En esa aseveración las academias, lejos de una presencia vetosa, indiferente a los requerimientos y cambios de su entorno, deben contribuir a las racionalización de las experiencias al respecto atendidas en otras guerras, verbigracia El Salvador, Guatemala, Sudáfrica, Irlanda, a la reflexión sobre las posguerras nuestras a partir de comienzos del Siglo XX, inaugurado entre nosotros por la terminación de la Guerra de los Mil Días, examinando la etiología de sus fracasos que desencadenaron en otras sangrientas confrontaciones, tejiendo una especie de hilo conductor ininterrumpido que, para decirlo con la evocación de la gran Gabo, nos sometió a más de una centuria de violencia, soledad y barbarie.

Las aristas cardinales que aseguran afectan la etapa por venir, deben merecer un examen juicioso de parte nuestra. La confiabilidad entre las partes y la del conjunto de la sociedad hacia ellas, que implica una modificación en los lenguajes relacionales, una afirmativa receptación de quienes proceden de la dura contienda para garantizar que su tránsito hacia la paz valió la pena en virtud de mejorar su condición individual y colectiva de vida, y la superación del histórico mortuorio, registro de la absurda eliminación física de los jefes combatientes luego de suscribir el fin del conflicto armado, como lamentablemente sucedió en casos tan disímiles como los de Guadalupe Salcedo y Carlos Pizarro León Gómez, es presupuesto básico para transitar exitosamente hacia el logrado buscado.
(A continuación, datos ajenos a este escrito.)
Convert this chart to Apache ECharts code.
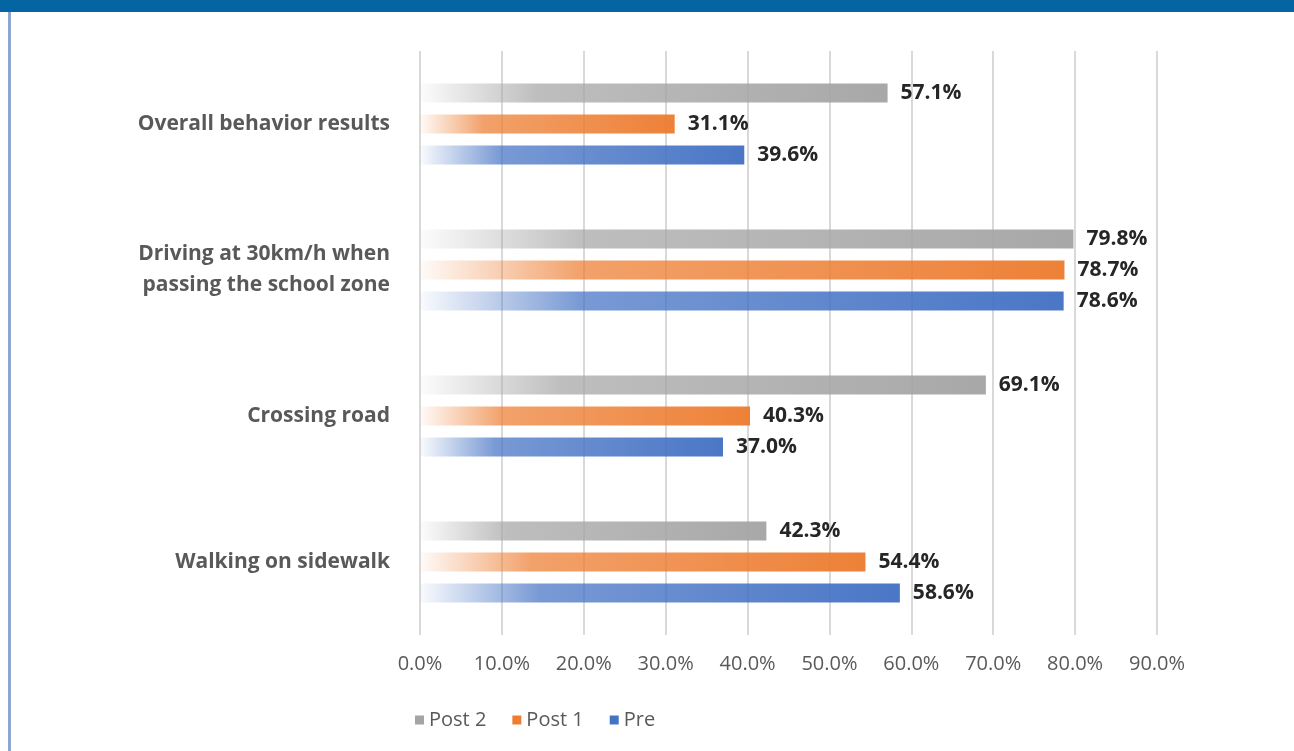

Asimismo es insoslayable el tema de las víctimas, categorizadas en los muertos debido a la guerra, sus familias y vecinos, sin abandonar los agredidos por otras conductas crueles, inhumanas y degradantes, ni los secuestrados, los desaparecidos, los mutilados por minas antipersonas, los ejecutados extrajudicialmente, los desplazados forzosos, los despojados de tierras y bienes, los obligados por diversas razones a enrolarse en la duradera y desalmada batalla, y los colectivos afectados por su rasgo territorial, cultural o étnico.

No puede quedar por fuera de la apreciación necesaria el asunto de la tierra, menos en un país donde en gran parte de su historia los Señores de la Tierra han sido los Señores de la Guerra, como tampoco la irrefrenable aplicación de los llamados derechos de Segunda Generación, plasmados con mayor impacto en ejes relacionados con la salud, la educación, el empleo decente, la vivienda y los servicios públicos, realidad que obliga a la trasformación de un modelo de expoliación indicativa, cuyo principal argumento de presentación es el Producto Interno Bruto y la Inversión extranjera, que evita poner la economía al servicio del hombre para hacerlo en dirección inversa.
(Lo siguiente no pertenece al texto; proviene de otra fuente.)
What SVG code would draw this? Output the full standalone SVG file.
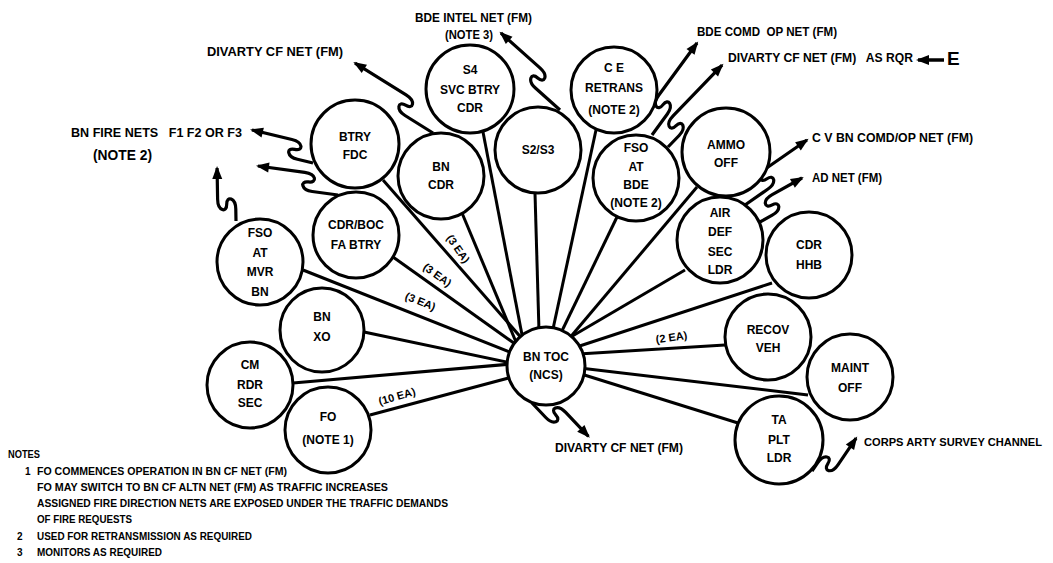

Ese mínimo civilizatorio de Bobbio pudiera traducirse en el Estado Social de Derecho, norte de quienes pretendieron hacer de la Carta Política de 1991, un acuerdo de reconciliación y paz y que desactivaría los factores objetivos del conflicto cruento, dado seguridad que el retorno al mismo no sería posible.

Igual examen deberá hacer la academia en la tensión entre justicia y paz, punición razonable o impunidad inadmisible, que bien puede servir de insumo en la necesaria y esperada reforma de la Administración de Justicia y en una reconfiguración de categorías conceptuales y tipicidades penales.

Las guerras las declaran los gobiernos; su fin lo pactan los Estados. La paz es asunto de estos últimos pero con apoyo entusiasta de las sociedades. La conciencia crítica de éstas son las universidades. El compromiso, por ende, es insustituible, y ordena pensar y actuar, contemplar y transformar.